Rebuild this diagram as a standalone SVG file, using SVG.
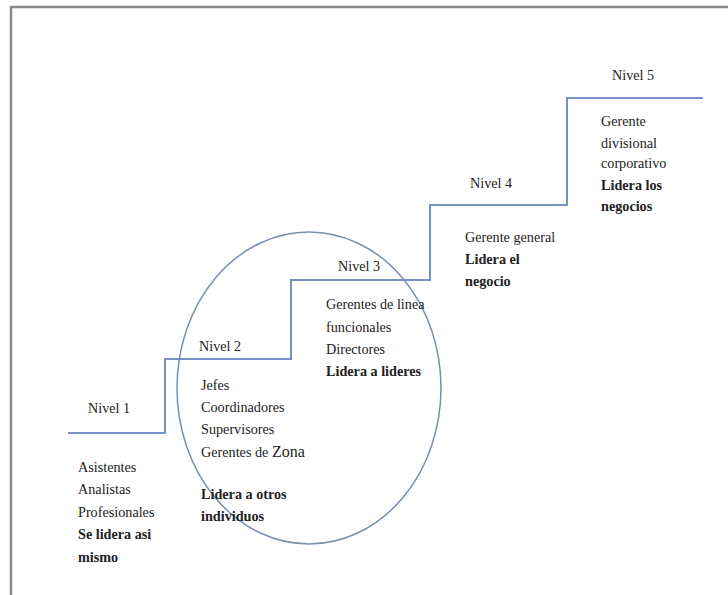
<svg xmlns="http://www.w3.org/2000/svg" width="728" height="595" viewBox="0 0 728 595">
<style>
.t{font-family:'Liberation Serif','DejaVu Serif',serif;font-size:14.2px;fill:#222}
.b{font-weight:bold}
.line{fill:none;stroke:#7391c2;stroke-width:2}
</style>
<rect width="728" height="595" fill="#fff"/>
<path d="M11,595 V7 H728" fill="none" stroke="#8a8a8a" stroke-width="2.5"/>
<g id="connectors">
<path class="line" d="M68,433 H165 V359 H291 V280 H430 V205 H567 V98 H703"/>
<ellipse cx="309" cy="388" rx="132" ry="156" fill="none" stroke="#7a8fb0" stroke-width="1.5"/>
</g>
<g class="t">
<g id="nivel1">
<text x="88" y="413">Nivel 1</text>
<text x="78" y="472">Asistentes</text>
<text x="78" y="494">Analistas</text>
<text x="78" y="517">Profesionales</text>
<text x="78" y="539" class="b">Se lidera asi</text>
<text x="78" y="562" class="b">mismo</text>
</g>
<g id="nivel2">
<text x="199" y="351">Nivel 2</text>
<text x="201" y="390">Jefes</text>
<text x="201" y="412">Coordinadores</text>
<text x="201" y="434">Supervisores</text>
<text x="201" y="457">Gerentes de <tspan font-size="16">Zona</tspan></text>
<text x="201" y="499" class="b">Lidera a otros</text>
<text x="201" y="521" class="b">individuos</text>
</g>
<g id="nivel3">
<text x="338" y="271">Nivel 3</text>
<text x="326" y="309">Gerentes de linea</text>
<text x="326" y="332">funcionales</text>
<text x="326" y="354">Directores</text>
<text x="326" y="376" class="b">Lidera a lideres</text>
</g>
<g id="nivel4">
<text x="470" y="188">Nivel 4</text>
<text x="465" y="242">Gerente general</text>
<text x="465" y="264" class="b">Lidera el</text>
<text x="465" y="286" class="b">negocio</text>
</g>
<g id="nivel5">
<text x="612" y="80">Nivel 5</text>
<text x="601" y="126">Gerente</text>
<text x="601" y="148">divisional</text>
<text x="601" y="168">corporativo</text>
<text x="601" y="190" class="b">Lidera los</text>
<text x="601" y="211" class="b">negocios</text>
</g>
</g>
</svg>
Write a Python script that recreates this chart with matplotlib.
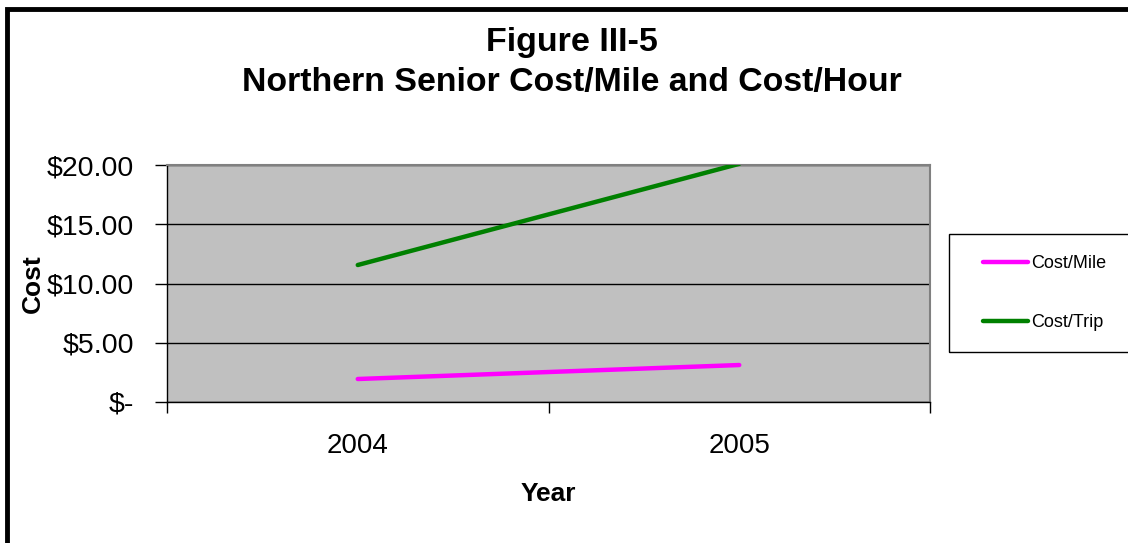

**AIM**
Retype every record above exactly as written, but leave out the pictures.

**EXERCISE RESULT**
Rebuild this diagram as a standalone SVG file, using SVG.
<svg xmlns="http://www.w3.org/2000/svg" width="728" height="595" viewBox="0 0 728 595">
<style>
.t{font-family:'Liberation Serif','DejaVu Serif',serif;font-size:14.2px;fill:#222}
.b{font-weight:bold}
.line{fill:none;stroke:#7391c2;stroke-width:2}
</style>
<rect width="728" height="595" fill="#fff"/>
<path d="M11,595 V7 H728" fill="none" stroke="#8a8a8a" stroke-width="2.5"/>
<g id="connectors">
<path class="line" d="M68,433 H165 V359 H291 V280 H430 V205 H567 V98 H703"/>
<ellipse cx="309" cy="388" rx="132" ry="156" fill="none" stroke="#7a8fb0" stroke-width="1.5"/>
</g>
<g class="t">
<g id="nivel1">
<text x="88" y="413">Nivel 1</text>
<text x="78" y="472">Asistentes</text>
<text x="78" y="494">Analistas</text>
<text x="78" y="517">Profesionales</text>
<text x="78" y="539" class="b">Se lidera asi</text>
<text x="78" y="562" class="b">mismo</text>
</g>
<g id="nivel2">
<text x="199" y="351">Nivel 2</text>
<text x="201" y="390">Jefes</text>
<text x="201" y="412">Coordinadores</text>
<text x="201" y="434">Supervisores</text>
<text x="201" y="457">Gerentes de <tspan font-size="16">Zona</tspan></text>
<text x="201" y="499" class="b">Lidera a otros</text>
<text x="201" y="521" class="b">individuos</text>
</g>
<g id="nivel3">
<text x="338" y="271">Nivel 3</text>
<text x="326" y="309">Gerentes de linea</text>
<text x="326" y="332">funcionales</text>
<text x="326" y="354">Directores</text>
<text x="326" y="376" class="b">Lidera a lideres</text>
</g>
<g id="nivel4">
<text x="470" y="188">Nivel 4</text>
<text x="465" y="242">Gerente general</text>
<text x="465" y="264" class="b">Lidera el</text>
<text x="465" y="286" class="b">negocio</text>
</g>
<g id="nivel5">
<text x="612" y="80">Nivel 5</text>
<text x="601" y="126">Gerente</text>
<text x="601" y="148">divisional</text>
<text x="601" y="168">corporativo</text>
<text x="601" y="190" class="b">Lidera los</text>
<text x="601" y="211" class="b">negocios</text>
</g>
</g>
</svg>
Write a Python script that recreates this chart with matplotlib.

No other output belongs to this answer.